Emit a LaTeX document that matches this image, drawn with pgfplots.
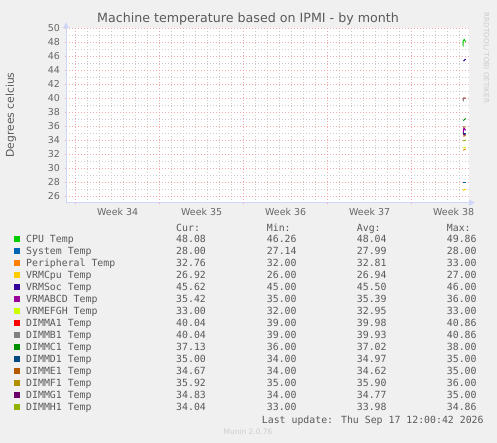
\documentclass[border=0pt]{standalone}
\usepackage{fontspec}
\setmainfont{DejaVu Sans}
\newfontfamily\mono{DejaVu Sans Mono}
\usepackage{pgfplots}
\pgfplotsset{compat=1.18}
\usetikzlibrary{arrows.meta}
\definecolor{bg}{HTML}{F0F0F0}
\definecolor{axiscol}{HTML}{CFD6F8}
\definecolor{mgrid}{HTML}{F2A8A8}
\definecolor{gridc}{HTML}{CCCCCC}
\definecolor{tickc}{HTML}{666666}
\definecolor{txt}{HTML}{5A5A5A}
\definecolor{c1}{HTML}{00CC00}
\definecolor{c2}{HTML}{0066B3}
\definecolor{c3}{HTML}{FF8000}
\definecolor{c4}{HTML}{FFCC00}
\definecolor{c5}{HTML}{330099}
\definecolor{c6}{HTML}{990099}
\definecolor{c7}{HTML}{CCFF00}
\definecolor{c8}{HTML}{FF0000}
\definecolor{c9}{HTML}{808080}
\definecolor{c10}{HTML}{008F00}
\definecolor{c11}{HTML}{00487D}
\definecolor{c12}{HTML}{B35A00}
\definecolor{c13}{HTML}{B38F00}
\definecolor{c14}{HTML}{6B006B}
\definecolor{c15}{HTML}{8FB300}
\newcommand{\lrow}[7]{%
  \fill[#1] (14,{443-#2-3}) rectangle (20,{443-#2+3});
  \node[anchor=base west,inner sep=0] at (26,{443-#2-3.6}) {#3};
  \node[anchor=base west,inner sep=0] at (176,{443-#2-3.6}) {#4};
  \node[anchor=base west,inner sep=0] at (266.7,{443-#2-3.6}) {#5};
  \node[anchor=base west,inner sep=0] at (356.7,{443-#2-3.6}) {#6};
  \node[anchor=base west,inner sep=0] at (446.7,{443-#2-3.6}) {#7};
}
\begin{document}
\begin{tikzpicture}[x=1bp,y=1bp]
\fill[bg] (0,0) rectangle (497,443);
\begin{axis}[at={(66bp,240.3bp)}, anchor=south west, scale only axis,
  width=403bp, height=174.4bp,
  xmin=0, xmax=33.58, ymin=25.09, ymax=50,
  axis background/.style={fill=white},
  axis x line=bottom, axis y line=left,
  x axis line style={draw=axiscol, line width=1bp, -{Triangle[length=6bp,width=6bp]}, shorten >=-6bp},
  y axis line style={draw=axiscol, line width=1bp, -{Triangle[length=6bp,width=6bp]}, shorten >=-6bp},
  xtick={0.8,7.8,14.8,21.8,28.8}, xticklabels={},
  minor xtick={1.8,2.8,3.8,4.8,5.8,6.8,8.8,9.8,10.8,11.8,12.8,13.8,15.8,16.8,17.8,18.8,19.8,20.8,22.8,23.8,24.8,25.8,26.8,27.8,29.8,30.8,31.8,32.8},
  extra x ticks={4.3,11.3,18.3,25.3,32.3},
  extra x tick labels={Week 34,Week 35,Week 36,Week 37,Week 38},
  extra x tick style={grid=none, major tick length=0pt},
  ytick={26,28,...,50}, minor ytick={27,29,...,49},
  grid=both,
  major grid style={draw=mgrid, dash pattern=on 1bp off 2bp, line width=0.6bp},
  minor grid style={draw=gridc, dash pattern=on 1bp off 2bp, line width=0.6bp},
  tick style={draw=mgrid, line width=0.8bp},
  major tick length=2bp, minor tick length=0pt,
  ticklabel style={font=\fontsize{9.5}{11}\selectfont, text=tickc},
  /pgf/number format/assume math mode=true,
  yticklabel style={anchor=east, inner sep=0pt, xshift=-5bp},
  xticklabel style={anchor=base, inner sep=0pt, yshift=-13.1bp},
  every axis plot/.append style={line width=1bp, mark=none},
]
\addplot[c1] coordinates {(33.08,47.4) (33.1,48.2) (33.18,48.4) (33.3,48.08)};
\addplot[c2] coordinates {(33.1,28.0) (33.3,28.0)};
\addplot[c3] coordinates {(33.1,32.6) (33.3,32.76)};
\addplot[c4] coordinates {(33.1,26.8) (33.2,27.0) (33.3,26.92)};
\addplot[c5] coordinates {(33.12,45.3) (33.3,45.62)};
\addplot[c6] coordinates {(33.1,35.0) (33.15,35.8) (33.3,35.42)};
\addplot[c7] coordinates {(33.1,32.9) (33.3,33.0)};
\addplot[c8] coordinates {(33.1,39.6) (33.12,40.04) (33.3,40.04)};
\addplot[c9] coordinates {(33.1,39.6) (33.12,40.04) (33.3,40.04)};
\addplot[c10] coordinates {(33.1,36.8) (33.3,37.13)};
\addplot[c11] coordinates {(33.1,35.0) (33.3,35.0)};
\addplot[c12] coordinates {(33.1,34.6) (33.3,34.67)};
\addplot[c13] coordinates {(33.1,35.9) (33.3,35.92)};
\addplot[c14] coordinates {(33.1,34.8) (33.3,34.83)};
\addplot[c15] coordinates {(33.1,33.9) (33.3,34.04)};
\end{axis}
\node[text=txt, font=\fontsize{12.7}{14}\selectfont] at (248,423.7) {Machine temperature based on IPMI - by month};
\node[text=txt, rotate=90, font=\fontsize{10.8}{12}\selectfont] at (11,328) {Degrees celcius};
\node[text=gridc, rotate=-90, font=\fontsize{7.2}{8}\selectfont] at (486.3,385) {RRDTOOL/ TOBI OETIKER};
\begin{scope}[text=txt, font=\mono\fontsize{9.9}{12}\selectfont]
\node[anchor=base west,inner sep=0] at (176,{443-231.3}) {Cur:};
\node[anchor=base west,inner sep=0] at (266.7,{443-231.3}) {Min:};
\node[anchor=base west,inner sep=0] at (356.7,{443-231.3}) {Avg:};
\node[anchor=base west,inner sep=0] at (446.7,{443-231.3}) {Max:};
\lrow{c1}{239.3}{CPU Temp}{48.08}{46.26}{48.04}{49.86}
\lrow{c2}{251.3}{System Temp}{28.00}{27.14}{27.99}{28.00}
\lrow{c3}{263.3}{Peripheral Temp}{32.76}{32.00}{32.81}{33.00}
\lrow{c4}{275.3}{VRMCpu Temp}{26.92}{26.00}{26.94}{27.00}
\lrow{c5}{287.3}{VRMSoc Temp}{45.62}{45.00}{45.50}{46.00}
\lrow{c6}{299.3}{VRMABCD Temp}{35.42}{35.00}{35.39}{36.00}
\lrow{c7}{311.3}{VRMEFGH Temp}{33.00}{32.00}{32.95}{33.00}
\lrow{c8}{323.3}{DIMMA1 Temp}{40.04}{39.00}{39.98}{40.86}
\lrow{c9}{335.3}{DIMMB1 Temp}{40.04}{39.00}{39.93}{40.86}
\lrow{c10}{347.3}{DIMMC1 Temp}{37.13}{36.00}{37.02}{38.00}
\lrow{c11}{359.3}{DIMMD1 Temp}{35.00}{34.00}{34.97}{35.00}
\lrow{c12}{371.3}{DIMME1 Temp}{34.67}{34.00}{34.62}{35.00}
\lrow{c13}{383.3}{DIMMF1 Temp}{35.92}{35.00}{35.90}{36.00}
\lrow{c14}{395.3}{DIMMG1 Temp}{34.83}{34.00}{34.77}{35.00}
\lrow{c15}{407.3}{DIMMH1 Temp}{34.04}{33.00}{33.98}{34.86}
\node[anchor=base west,inner sep=0] at (261.7,{443-423.6}) {Last update: Thu Sep 17 12:00:42 2026};
\end{scope}
\node[text=gridc, font=\fontsize{7.5}{9}\selectfont] at (248,{443-432}) {Munin 2.0.76};
\end{tikzpicture}
\end{document}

□ □ □

**Set exercise**
Copy the data word for word. Pictures do not go in the copy.

**Task answer**
Emit a LaTeX document that matches this image, drawn with pgfplots.
\documentclass[border=0pt]{standalone}
\usepackage{fontspec}
\setmainfont{DejaVu Sans}
\newfontfamily\mono{DejaVu Sans Mono}
\usepackage{pgfplots}
\pgfplotsset{compat=1.18}
\usetikzlibrary{arrows.meta}
\definecolor{bg}{HTML}{F0F0F0}
\definecolor{axiscol}{HTML}{CFD6F8}
\definecolor{mgrid}{HTML}{F2A8A8}
\definecolor{gridc}{HTML}{CCCCCC}
\definecolor{tickc}{HTML}{666666}
\definecolor{txt}{HTML}{5A5A5A}
\definecolor{c1}{HTML}{00CC00}
\definecolor{c2}{HTML}{0066B3}
\definecolor{c3}{HTML}{FF8000}
\definecolor{c4}{HTML}{FFCC00}
\definecolor{c5}{HTML}{330099}
\definecolor{c6}{HTML}{990099}
\definecolor{c7}{HTML}{CCFF00}
\definecolor{c8}{HTML}{FF0000}
\definecolor{c9}{HTML}{808080}
\definecolor{c10}{HTML}{008F00}
\definecolor{c11}{HTML}{00487D}
\definecolor{c12}{HTML}{B35A00}
\definecolor{c13}{HTML}{B38F00}
\definecolor{c14}{HTML}{6B006B}
\definecolor{c15}{HTML}{8FB300}
\newcommand{\lrow}[7]{%
  \fill[#1] (14,{443-#2-3}) rectangle (20,{443-#2+3});
  \node[anchor=base west,inner sep=0] at (26,{443-#2-3.6}) {#3};
  \node[anchor=base west,inner sep=0] at (176,{443-#2-3.6}) {#4};
  \node[anchor=base west,inner sep=0] at (266.7,{443-#2-3.6}) {#5};
  \node[anchor=base west,inner sep=0] at (356.7,{443-#2-3.6}) {#6};
  \node[anchor=base west,inner sep=0] at (446.7,{443-#2-3.6}) {#7};
}
\begin{document}
\begin{tikzpicture}[x=1bp,y=1bp]
\fill[bg] (0,0) rectangle (497,443);
\begin{axis}[at={(66bp,240.3bp)}, anchor=south west, scale only axis,
  width=403bp, height=174.4bp,
  xmin=0, xmax=33.58, ymin=25.09, ymax=50,
  axis background/.style={fill=white},
  axis x line=bottom, axis y line=left,
  x axis line style={draw=axiscol, line width=1bp, -{Triangle[length=6bp,width=6bp]}, shorten >=-6bp},
  y axis line style={draw=axiscol, line width=1bp, -{Triangle[length=6bp,width=6bp]}, shorten >=-6bp},
  xtick={0.8,7.8,14.8,21.8,28.8}, xticklabels={},
  minor xtick={1.8,2.8,3.8,4.8,5.8,6.8,8.8,9.8,10.8,11.8,12.8,13.8,15.8,16.8,17.8,18.8,19.8,20.8,22.8,23.8,24.8,25.8,26.8,27.8,29.8,30.8,31.8,32.8},
  extra x ticks={4.3,11.3,18.3,25.3,32.3},
  extra x tick labels={Week 34,Week 35,Week 36,Week 37,Week 38},
  extra x tick style={grid=none, major tick length=0pt},
  ytick={26,28,...,50}, minor ytick={27,29,...,49},
  grid=both,
  major grid style={draw=mgrid, dash pattern=on 1bp off 2bp, line width=0.6bp},
  minor grid style={draw=gridc, dash pattern=on 1bp off 2bp, line width=0.6bp},
  tick style={draw=mgrid, line width=0.8bp},
  major tick length=2bp, minor tick length=0pt,
  ticklabel style={font=\fontsize{9.5}{11}\selectfont, text=tickc},
  /pgf/number format/assume math mode=true,
  yticklabel style={anchor=east, inner sep=0pt, xshift=-5bp},
  xticklabel style={anchor=base, inner sep=0pt, yshift=-13.1bp},
  every axis plot/.append style={line width=1bp, mark=none},
]
\addplot[c1] coordinates {(33.08,47.4) (33.1,48.2) (33.18,48.4) (33.3,48.08)};
\addplot[c2] coordinates {(33.1,28.0) (33.3,28.0)};
\addplot[c3] coordinates {(33.1,32.6) (33.3,32.76)};
\addplot[c4] coordinates {(33.1,26.8) (33.2,27.0) (33.3,26.92)};
\addplot[c5] coordinates {(33.12,45.3) (33.3,45.62)};
\addplot[c6] coordinates {(33.1,35.0) (33.15,35.8) (33.3,35.42)};
\addplot[c7] coordinates {(33.1,32.9) (33.3,33.0)};
\addplot[c8] coordinates {(33.1,39.6) (33.12,40.04) (33.3,40.04)};
\addplot[c9] coordinates {(33.1,39.6) (33.12,40.04) (33.3,40.04)};
\addplot[c10] coordinates {(33.1,36.8) (33.3,37.13)};
\addplot[c11] coordinates {(33.1,35.0) (33.3,35.0)};
\addplot[c12] coordinates {(33.1,34.6) (33.3,34.67)};
\addplot[c13] coordinates {(33.1,35.9) (33.3,35.92)};
\addplot[c14] coordinates {(33.1,34.8) (33.3,34.83)};
\addplot[c15] coordinates {(33.1,33.9) (33.3,34.04)};
\end{axis}
\node[text=txt, font=\fontsize{12.7}{14}\selectfont] at (248,423.7) {Machine temperature based on IPMI - by month};
\node[text=txt, rotate=90, font=\fontsize{10.8}{12}\selectfont] at (11,328) {Degrees celcius};
\node[text=gridc, rotate=-90, font=\fontsize{7.2}{8}\selectfont] at (486.3,385) {RRDTOOL/ TOBI OETIKER};
\begin{scope}[text=txt, font=\mono\fontsize{9.9}{12}\selectfont]
\node[anchor=base west,inner sep=0] at (176,{443-231.3}) {Cur:};
\node[anchor=base west,inner sep=0] at (266.7,{443-231.3}) {Min:};
\node[anchor=base west,inner sep=0] at (356.7,{443-231.3}) {Avg:};
\node[anchor=base west,inner sep=0] at (446.7,{443-231.3}) {Max:};
\lrow{c1}{239.3}{CPU Temp}{48.08}{46.26}{48.04}{49.86}
\lrow{c2}{251.3}{System Temp}{28.00}{27.14}{27.99}{28.00}
\lrow{c3}{263.3}{Peripheral Temp}{32.76}{32.00}{32.81}{33.00}
\lrow{c4}{275.3}{VRMCpu Temp}{26.92}{26.00}{26.94}{27.00}
\lrow{c5}{287.3}{VRMSoc Temp}{45.62}{45.00}{45.50}{46.00}
\lrow{c6}{299.3}{VRMABCD Temp}{35.42}{35.00}{35.39}{36.00}
\lrow{c7}{311.3}{VRMEFGH Temp}{33.00}{32.00}{32.95}{33.00}
\lrow{c8}{323.3}{DIMMA1 Temp}{40.04}{39.00}{39.98}{40.86}
\lrow{c9}{335.3}{DIMMB1 Temp}{40.04}{39.00}{39.93}{40.86}
\lrow{c10}{347.3}{DIMMC1 Temp}{37.13}{36.00}{37.02}{38.00}
\lrow{c11}{359.3}{DIMMD1 Temp}{35.00}{34.00}{34.97}{35.00}
\lrow{c12}{371.3}{DIMME1 Temp}{34.67}{34.00}{34.62}{35.00}
\lrow{c13}{383.3}{DIMMF1 Temp}{35.92}{35.00}{35.90}{36.00}
\lrow{c14}{395.3}{DIMMG1 Temp}{34.83}{34.00}{34.77}{35.00}
\lrow{c15}{407.3}{DIMMH1 Temp}{34.04}{33.00}{33.98}{34.86}
\node[anchor=base west,inner sep=0] at (261.7,{443-423.6}) {Last update: Thu Sep 17 12:00:42 2026};
\end{scope}
\node[text=gridc, font=\fontsize{7.5}{9}\selectfont] at (248,{443-432}) {Munin 2.0.76};
\end{tikzpicture}
\end{document}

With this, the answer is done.